=== Task description ===
Word for word, quote all of the material, omitting the pictures.

=== Available data ===
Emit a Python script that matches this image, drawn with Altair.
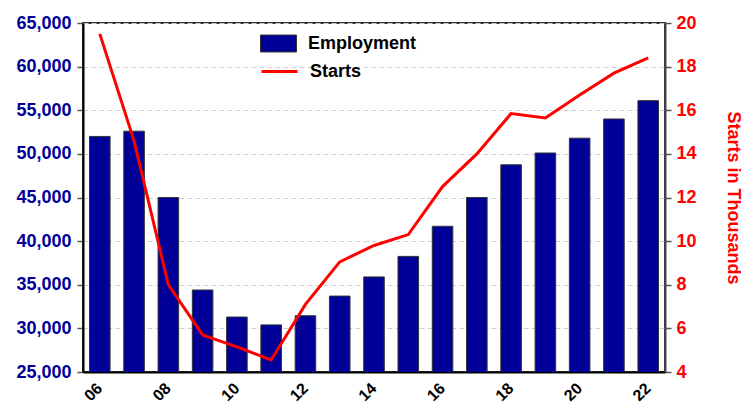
import altair as alt
import pandas as pd

years = ["06", "07", "08", "09", "10", "11", "12", "13", "14", "15", "16", "17", "18", "19", "20", "21", "22"]
employment = [52000, 52600, 45000, 34400, 31300, 30400, 31450, 33700, 35900, 38250, 41700, 45000, 48750, 50100, 51800, 54000, 56100]
starts = [19.5, 14.6, 8.0, 5.7, 5.15, 4.55, 7.1, 9.05, 9.8, 10.3, 12.5, 14.0, 15.85, 15.65, 16.7, 17.7, 18.4]
x_labels = ["06", "08", "10", "12", "14", "16", "18", "20", "22"]
left_ticks = [25000, 30000, 35000, 40000, 45000, 50000, 55000, 60000, 65000]
right_ticks = [4, 6, 8, 10, 12, 14, 16, 18, 20]

df = pd.DataFrame({
    "year": years,
    "employment": employment,
    "starts": starts,
    "emp_series": ["Employment"] * len(years),
    "start_series": ["Starts"] * len(years),
})
lab_df = pd.DataFrame({"year": x_labels})

FONT = "Liberation Sans"
NAVY = "#000099"
RED = "#FF0000"
PLOT_H = 349

x_enc = alt.X(
    "year:N",
    sort=years,
    scale=alt.Scale(paddingInner=0.4, paddingOuter=0.19),
    axis=alt.Axis(title=None, labels=False, ticks=False, grid=False,
                  domainColor="black", domainWidth=2),
)

bars = alt.Chart(df).mark_bar(stroke="#333333", strokeWidth=1, clip=True).encode(
    x=x_enc,
    y=alt.Y(
        "employment:Q",
        scale=alt.Scale(domain=[25000, 65000], nice=False, zero=False),
        axis=alt.Axis(
            orient="left", values=left_ticks, format=",.0f", title=None,
            labelFont=FONT, labelFontSize=18, labelFontWeight="bold",
            labelColor=NAVY, tickSize=6, tickColor="#555555", tickWidth=1.5,
            labelPadding=6, domainColor="black", domainWidth=2,
            grid=True, gridColor="#cfcfcf", gridDash=[5, 3], gridWidth=1,
        ),
    ),
    fill=alt.Fill(
        "emp_series:N",
        scale=alt.Scale(domain=["Employment"], range=[NAVY]),
        legend=alt.Legend(
            orient="none", legendX=177, legendY=2, title=None,
            symbolType="M-1,-0.47H1V0.47H-1Z", symbolSize=1296,
            symbolStrokeColor="#333333", symbolStrokeWidth=1,
            labelFont=FONT, labelFontSize=18, labelFontWeight="bold",
            labelColor="black", labelOffset=11, padding=0,
        ),
    ),
)

line = alt.Chart(df).mark_line(strokeWidth=3).encode(
    x=alt.X("year:N", sort=years),
    y=alt.Y(
        "starts:Q",
        scale=alt.Scale(domain=[4, 20], nice=False, zero=False),
        axis=alt.Axis(
            orient="right", values=right_ticks, title="Starts in Thousands",
            labelFont=FONT, labelFontSize=18, labelFontWeight="bold",
            labelColor=RED, tickSize=6, tickColor="#555555", tickWidth=1.5,
            labelPadding=5, domainColor="#444444", domainWidth=2, grid=False,
            titleFont=FONT, titleFontSize=18, titleFontWeight="bold",
            titleColor=RED, titleAngle=90, titleX=67, titleY=174.5,
            titleAlign="center", titleBaseline="middle",
        ),
    ),
    stroke=alt.Stroke(
        "start_series:N",
        scale=alt.Scale(domain=["Starts"], range=[RED]),
        legend=alt.Legend(
            orient="none", legendX=177, legendY=29, title=None,
            symbolType="stroke", symbolSize=1296, symbolStrokeWidth=3,
            labelFont=FONT, labelFontSize=18, labelFontWeight="bold",
            labelColor="black", labelOffset=11, padding=0,
        ),
    ),
)

xlabels = alt.Chart(lab_df).mark_text(
    angle=315, align="right", baseline="middle", font=FONT,
    fontSize=16, fontWeight="bold", color="black",
).encode(
    x=alt.X("year:N", sort=years),
    y=alt.value(PLOT_H + 14),
    text="year:N",
)

chart = alt.layer(bars, line, xlabels).resolve_scale(
    y="independent", fill="independent", stroke="independent"
).properties(
    width=582, height=PLOT_H,
    padding={"left": 75, "top": 15, "right": 77, "bottom": 36},
    autosize=alt.AutoSizeParams(type="none"),
).configure_view(stroke="#333333", strokeWidth=2)

chart.save("out.html", embed_options={"renderer": "svg", "actions": False})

=== Expected output ===
Emit a Python script that matches this image, drawn with Altair.
import altair as alt
import pandas as pd

years = ["06", "07", "08", "09", "10", "11", "12", "13", "14", "15", "16", "17", "18", "19", "20", "21", "22"]
employment = [52000, 52600, 45000, 34400, 31300, 30400, 31450, 33700, 35900, 38250, 41700, 45000, 48750, 50100, 51800, 54000, 56100]
starts = [19.5, 14.6, 8.0, 5.7, 5.15, 4.55, 7.1, 9.05, 9.8, 10.3, 12.5, 14.0, 15.85, 15.65, 16.7, 17.7, 18.4]
x_labels = ["06", "08", "10", "12", "14", "16", "18", "20", "22"]
left_ticks = [25000, 30000, 35000, 40000, 45000, 50000, 55000, 60000, 65000]
right_ticks = [4, 6, 8, 10, 12, 14, 16, 18, 20]

df = pd.DataFrame({
    "year": years,
    "employment": employment,
    "starts": starts,
    "emp_series": ["Employment"] * len(years),
    "start_series": ["Starts"] * len(years),
})
lab_df = pd.DataFrame({"year": x_labels})

FONT = "Liberation Sans"
NAVY = "#000099"
RED = "#FF0000"
PLOT_H = 349

x_enc = alt.X(
    "year:N",
    sort=years,
    scale=alt.Scale(paddingInner=0.4, paddingOuter=0.19),
    axis=alt.Axis(title=None, labels=False, ticks=False, grid=False,
                  domainColor="black", domainWidth=2),
)

bars = alt.Chart(df).mark_bar(stroke="#333333", strokeWidth=1, clip=True).encode(
    x=x_enc,
    y=alt.Y(
        "employment:Q",
        scale=alt.Scale(domain=[25000, 65000], nice=False, zero=False),
        axis=alt.Axis(
            orient="left", values=left_ticks, format=",.0f", title=None,
            labelFont=FONT, labelFontSize=18, labelFontWeight="bold",
            labelColor=NAVY, tickSize=6, tickColor="#555555", tickWidth=1.5,
            labelPadding=6, domainColor="black", domainWidth=2,
            grid=True, gridColor="#cfcfcf", gridDash=[5, 3], gridWidth=1,
        ),
    ),
    fill=alt.Fill(
        "emp_series:N",
        scale=alt.Scale(domain=["Employment"], range=[NAVY]),
        legend=alt.Legend(
            orient="none", legendX=177, legendY=2, title=None,
            symbolType="M-1,-0.47H1V0.47H-1Z", symbolSize=1296,
            symbolStrokeColor="#333333", symbolStrokeWidth=1,
            labelFont=FONT, labelFontSize=18, labelFontWeight="bold",
            labelColor="black", labelOffset=11, padding=0,
        ),
    ),
)

line = alt.Chart(df).mark_line(strokeWidth=3).encode(
    x=alt.X("year:N", sort=years),
    y=alt.Y(
        "starts:Q",
        scale=alt.Scale(domain=[4, 20], nice=False, zero=False),
        axis=alt.Axis(
            orient="right", values=right_ticks, title="Starts in Thousands",
            labelFont=FONT, labelFontSize=18, labelFontWeight="bold",
            labelColor=RED, tickSize=6, tickColor="#555555", tickWidth=1.5,
            labelPadding=5, domainColor="#444444", domainWidth=2, grid=False,
            titleFont=FONT, titleFontSize=18, titleFontWeight="bold",
            titleColor=RED, titleAngle=90, titleX=67, titleY=174.5,
            titleAlign="center", titleBaseline="middle",
        ),
    ),
    stroke=alt.Stroke(
        "start_series:N",
        scale=alt.Scale(domain=["Starts"], range=[RED]),
        legend=alt.Legend(
            orient="none", legendX=177, legendY=29, title=None,
            symbolType="stroke", symbolSize=1296, symbolStrokeWidth=3,
            labelFont=FONT, labelFontSize=18, labelFontWeight="bold",
            labelColor="black", labelOffset=11, padding=0,
        ),
    ),
)

xlabels = alt.Chart(lab_df).mark_text(
    angle=315, align="right", baseline="middle", font=FONT,
    fontSize=16, fontWeight="bold", color="black",
).encode(
    x=alt.X("year:N", sort=years),
    y=alt.value(PLOT_H + 14),
    text="year:N",
)

chart = alt.layer(bars, line, xlabels).resolve_scale(
    y="independent", fill="independent", stroke="independent"
).properties(
    width=582, height=PLOT_H,
    padding={"left": 75, "top": 15, "right": 77, "bottom": 36},
    autosize=alt.AutoSizeParams(type="none"),
).configure_view(stroke="#333333", strokeWidth=2)

chart.save("out.html", embed_options={"renderer": "svg", "actions": False})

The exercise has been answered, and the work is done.